Consumers are the new ad agency

Credit: Tom Fishburne

These are fighting words, especially from an ad guy such as myself, but I see several reasons to argue the case.

1. CONSUMER GENERATED CONTENT HAS EARNED RESPECT: Last week the New York Times contained a provocative piece noting that the most popular Super Bowl ad was created by consumers (Doritos). This is just one, highly visible, example of consumers recast as content generators and publishers. This new role has been formalized by in-stream advertising platforms like like Ad.ly that enable consumers to profit from their newfound influence by advertising brands and products.

2. A POWER SHIFT TO CONSUMERS: Brands and consumers are now in a two-way dialogue and that means that the weight of conversation is shared equally between them. As such, the responsibility for the result of a brand’s marketing efforts rests partly in consumers’ hands.

3. A RISING VOICE: Social media has empowered consumers to find a voice, get organized and express their satisfaction or dissatisfaction about a brand or product. This can be in response to a statement by the CEO (as in the boycott of Whole Foods over insensitive healthcare statements), the launch of a new app (such as the twitter protest over the Pepsi’s Amp Cola app), or concerns over a product (such as with the Toyota’s current recall of millions of vehicles).

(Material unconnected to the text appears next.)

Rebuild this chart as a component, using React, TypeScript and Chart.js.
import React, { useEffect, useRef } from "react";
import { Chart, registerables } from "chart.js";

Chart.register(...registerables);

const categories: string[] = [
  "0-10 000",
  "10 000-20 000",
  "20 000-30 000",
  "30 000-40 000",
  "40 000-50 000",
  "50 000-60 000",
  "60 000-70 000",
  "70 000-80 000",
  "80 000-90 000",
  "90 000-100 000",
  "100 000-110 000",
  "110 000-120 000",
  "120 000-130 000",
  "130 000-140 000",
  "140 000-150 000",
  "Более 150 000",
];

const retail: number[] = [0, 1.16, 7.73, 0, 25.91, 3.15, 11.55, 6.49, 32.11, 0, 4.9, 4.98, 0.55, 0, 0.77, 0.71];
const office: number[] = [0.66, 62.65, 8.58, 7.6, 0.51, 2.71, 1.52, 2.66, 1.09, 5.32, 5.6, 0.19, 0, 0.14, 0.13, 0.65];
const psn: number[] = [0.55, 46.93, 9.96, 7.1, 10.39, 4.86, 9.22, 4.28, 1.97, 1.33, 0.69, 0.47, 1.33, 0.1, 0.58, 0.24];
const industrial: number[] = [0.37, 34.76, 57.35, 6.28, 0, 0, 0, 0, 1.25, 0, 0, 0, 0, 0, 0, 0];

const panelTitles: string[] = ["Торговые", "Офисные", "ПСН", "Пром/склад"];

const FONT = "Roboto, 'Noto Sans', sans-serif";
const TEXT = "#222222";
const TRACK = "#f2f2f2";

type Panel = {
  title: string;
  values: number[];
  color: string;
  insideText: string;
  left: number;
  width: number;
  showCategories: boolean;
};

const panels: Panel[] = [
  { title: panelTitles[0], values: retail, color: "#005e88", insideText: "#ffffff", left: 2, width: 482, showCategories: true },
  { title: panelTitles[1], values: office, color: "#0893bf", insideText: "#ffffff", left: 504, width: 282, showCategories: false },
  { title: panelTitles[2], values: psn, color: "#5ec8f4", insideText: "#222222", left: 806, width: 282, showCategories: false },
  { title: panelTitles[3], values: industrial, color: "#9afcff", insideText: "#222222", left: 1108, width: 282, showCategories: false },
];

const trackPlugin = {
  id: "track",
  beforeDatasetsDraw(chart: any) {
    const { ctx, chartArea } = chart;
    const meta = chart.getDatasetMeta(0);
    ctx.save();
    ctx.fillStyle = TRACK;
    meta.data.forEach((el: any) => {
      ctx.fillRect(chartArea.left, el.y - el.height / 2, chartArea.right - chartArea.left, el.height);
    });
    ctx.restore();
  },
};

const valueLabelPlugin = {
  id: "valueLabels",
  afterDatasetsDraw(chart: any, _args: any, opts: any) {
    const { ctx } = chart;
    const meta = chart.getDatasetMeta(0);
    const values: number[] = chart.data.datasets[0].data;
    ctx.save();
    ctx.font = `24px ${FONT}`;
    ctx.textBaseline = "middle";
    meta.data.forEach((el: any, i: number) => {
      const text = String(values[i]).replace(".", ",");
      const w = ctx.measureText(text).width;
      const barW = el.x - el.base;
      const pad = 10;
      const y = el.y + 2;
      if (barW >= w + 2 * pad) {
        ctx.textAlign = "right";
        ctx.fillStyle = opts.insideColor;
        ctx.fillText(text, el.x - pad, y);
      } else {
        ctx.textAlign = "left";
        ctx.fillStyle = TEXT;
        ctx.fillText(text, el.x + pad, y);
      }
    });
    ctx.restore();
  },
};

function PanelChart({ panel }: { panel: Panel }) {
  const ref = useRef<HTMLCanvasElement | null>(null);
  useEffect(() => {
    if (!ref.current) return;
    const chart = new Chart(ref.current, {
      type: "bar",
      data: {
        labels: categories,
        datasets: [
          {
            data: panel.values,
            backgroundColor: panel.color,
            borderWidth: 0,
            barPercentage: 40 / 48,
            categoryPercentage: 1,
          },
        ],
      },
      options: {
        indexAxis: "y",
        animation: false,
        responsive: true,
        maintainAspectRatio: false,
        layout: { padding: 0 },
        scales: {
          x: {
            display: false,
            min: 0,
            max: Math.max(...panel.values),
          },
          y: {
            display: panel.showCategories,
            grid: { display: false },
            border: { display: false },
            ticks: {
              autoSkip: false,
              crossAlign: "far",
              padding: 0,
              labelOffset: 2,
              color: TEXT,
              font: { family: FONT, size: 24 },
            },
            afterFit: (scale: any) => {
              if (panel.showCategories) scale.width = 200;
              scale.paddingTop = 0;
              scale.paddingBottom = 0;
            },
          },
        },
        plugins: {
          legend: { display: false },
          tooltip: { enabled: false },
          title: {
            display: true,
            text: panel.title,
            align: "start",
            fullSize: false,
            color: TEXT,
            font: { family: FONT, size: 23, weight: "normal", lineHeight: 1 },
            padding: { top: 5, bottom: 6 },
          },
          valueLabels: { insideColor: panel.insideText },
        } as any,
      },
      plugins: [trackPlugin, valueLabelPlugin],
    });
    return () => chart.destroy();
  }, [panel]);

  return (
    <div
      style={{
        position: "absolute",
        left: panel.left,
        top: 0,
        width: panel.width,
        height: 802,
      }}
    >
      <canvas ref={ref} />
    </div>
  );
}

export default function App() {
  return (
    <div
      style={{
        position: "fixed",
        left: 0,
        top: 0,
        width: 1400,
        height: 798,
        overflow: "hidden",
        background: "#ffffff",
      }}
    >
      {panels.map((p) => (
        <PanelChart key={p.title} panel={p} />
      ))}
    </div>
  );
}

4. PEER TO PEER MARKETING: Consumers are increasingly looking to each other to decide what brands to support and what products to buy. This is because they are weary of misleading or purely self-serving advertising and now possess the tools to bypass traditional media and communicate among themselves.

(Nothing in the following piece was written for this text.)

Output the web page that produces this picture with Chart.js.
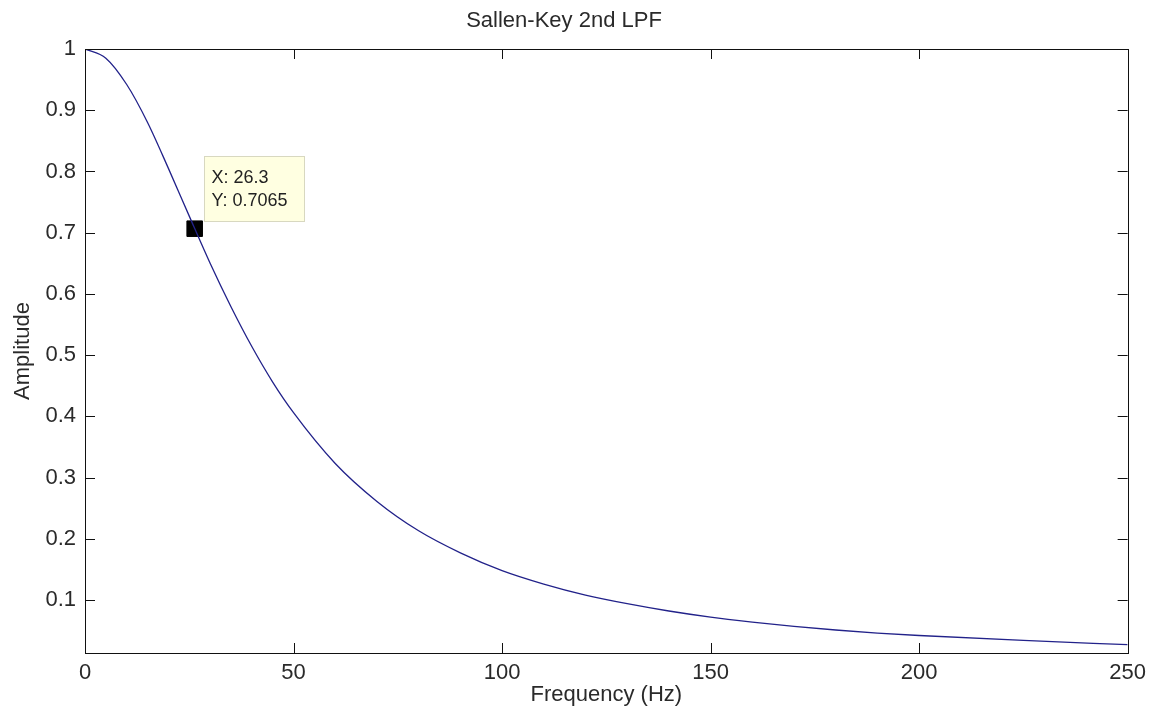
<!DOCTYPE html>
<html>
<head>
<meta charset="utf-8">
<script src="https://cdn.jsdelivr.net/npm/chart.js@4"></script>
<style>
  body { margin: 0; background: #fff; }
  #wrap { width: 1153px; height: 721px; }
</style>
</head>
<body>
<div id="wrap"><canvas id="lpfChart" width="1153" height="721"></canvas></div>
<script>
const freq = [0, 5, 10, 15, 20, 25, 30, 35, 40, 45, 50, 60, 70, 80, 90, 100, 110, 120, 130, 140, 150, 160, 170, 180, 190, 200, 225, 250];
const amp = [1, 0.985, 0.942, 0.88, 0.805, 0.727, 0.65, 0.579, 0.514, 0.456, 0.406, 0.323, 0.261, 0.213, 0.177, 0.148, 0.126, 0.108, 0.094, 0.082, 0.072, 0.064, 0.057, 0.051, 0.046, 0.042, 0.034, 0.027];
const xTicks = [0, 50, 100, 150, 200, 250];
const yTicks = [0.1, 0.2, 0.3, 0.4, 0.5, 0.6, 0.7, 0.8, 0.9, 1];
const tipX = 26.3;
const tipY = 0.7065;

const FONT = "'Liberation Sans', Arial, sans-serif";

// matlab style box with inward ticks
const boxPlugin = {
  id: "box",
  afterDraw(chart) {
    const { ctx, chartArea: a, scales } = chart;
    ctx.save();
    ctx.strokeStyle = "#111";
    ctx.lineWidth = 1;
    ctx.strokeRect(Math.round(a.left) + 0.5, Math.round(a.top) + 0.5, Math.round(a.right - a.left), Math.round(a.bottom - a.top));
    ctx.beginPath();
    xTicks.forEach((v) => {
      const x = Math.round(scales.x.getPixelForValue(v)) + 0.5;
      ctx.moveTo(x, a.bottom); ctx.lineTo(x, a.bottom - 10);
      ctx.moveTo(x, a.top); ctx.lineTo(x, a.top + 10);
    });
    yTicks.forEach((v) => {
      const y = Math.round(scales.y.getPixelForValue(v)) + 0.5;
      ctx.moveTo(a.left, y); ctx.lineTo(a.left + 10, y);
      ctx.moveTo(a.right, y); ctx.lineTo(a.right - 10, y);
    });
    ctx.stroke();
    ctx.restore();
  },
};

// data tip box next to the marker
const tipPlugin = {
  id: "tip",
  afterDraw(chart) {
    const { ctx, scales } = chart;
    const px = scales.x.getPixelForValue(tipX);
    const py = scales.y.getPixelForValue(tipY);
    const bx = Math.round(px + 9) + 0.5;
    const by = Math.round(py - 73) + 0.5;
    ctx.save();
    ctx.fillStyle = "#ffffe1";
    ctx.strokeStyle = "#d8d8c0";
    ctx.fillRect(bx, by, 100, 65);
    ctx.strokeRect(bx, by, 100, 65);
    ctx.fillStyle = "#222";
    ctx.font = "18px " + FONT;
    ctx.textBaseline = "alphabetic";
    ctx.fillText("X: " + tipX, bx + 7, by + 26);
    ctx.fillText("Y: " + tipY, bx + 7, by + 49);
    ctx.restore();
  },
};

new Chart(document.getElementById("lpfChart"), {
  type: "line",
  data: {
    datasets: [
      {
        data: freq.map((f, i) => ({ x: f, y: amp[i] })),
        borderColor: "#22228a",
        borderWidth: 1.3,
        pointRadius: 0,
        cubicInterpolationMode: "monotone",
      },
      {
        data: [{ x: tipX, y: tipY }],
        showLine: false,
        pointStyle: "rect",
        pointRadius: 11,
        backgroundColor: "#000",
        borderColor: "#000",
        borderWidth: 1,
      },
    ],
  },
  options: {
    responsive: false,
    animation: false,
    layout: { padding: { right: 25, left: 0, top: 0, bottom: 0 } },
    plugins: {
      legend: { display: false },
      tooltip: { enabled: false },
      title: {
        display: true,
        text: "Sallen-Key 2nd LPF",
        color: "#2a2a2a",
        font: { family: FONT, size: 22, weight: "normal" },
        padding: { top: 8, bottom: 14.6 },
      },
    },
    scales: {
      x: {
        type: "linear",
        min: 0,
        max: 250,
        grid: { display: false, drawTicks: false },
        border: { display: false },
        afterBuildTicks: (s) => { s.ticks = xTicks.map((v) => ({ value: v })); },
        afterFit: (s) => { s.height = 68; },
        ticks: {
          color: "#2a2a2a",
          padding: 7,
          maxRotation: 0,
          font: { family: FONT, size: 22 },
        },
        title: {
          display: true,
          text: "Frequency (Hz)",
          color: "#2a2a2a",
          font: { family: FONT, size: 22 },
          padding: { top: 0, bottom: 13 },
        },
      },
      y: {
        min: 0.0134,
        max: 1,
        grid: { display: false, drawTicks: false },
        border: { display: false },
        afterBuildTicks: (s) => { s.ticks = yTicks.map((v) => ({ value: v })); },
        afterFit: (s) => { s.width = 85; },
        ticks: {
          color: "#2a2a2a",
          padding: 9,
          font: { family: FONT, size: 22 },
          callback: (v) => String(+v.toFixed(1)),
        },
        title: {
          display: true,
          text: "Amplitude",
          color: "#2a2a2a",
          font: { family: FONT, size: 22 },
          padding: { top: 10, bottom: 10 },
        },
      },
    },
  },
  plugins: [boxPlugin, tipPlugin],
});
</script>
</body>
</html>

Digital thought leader, Rishad Tobaccowala, from VivaKi tweeted a statement last week that succinctly sums up the new role of consumers as advertising agency:

“Social media is broadcast word of mouth.”

So as a traditional ad guy engaged in the new media space, I’d like to introduce traditional ad agencies to their new creative partners: consumers.

Do you see yourself as an ad agency? Or is this overstating the facts?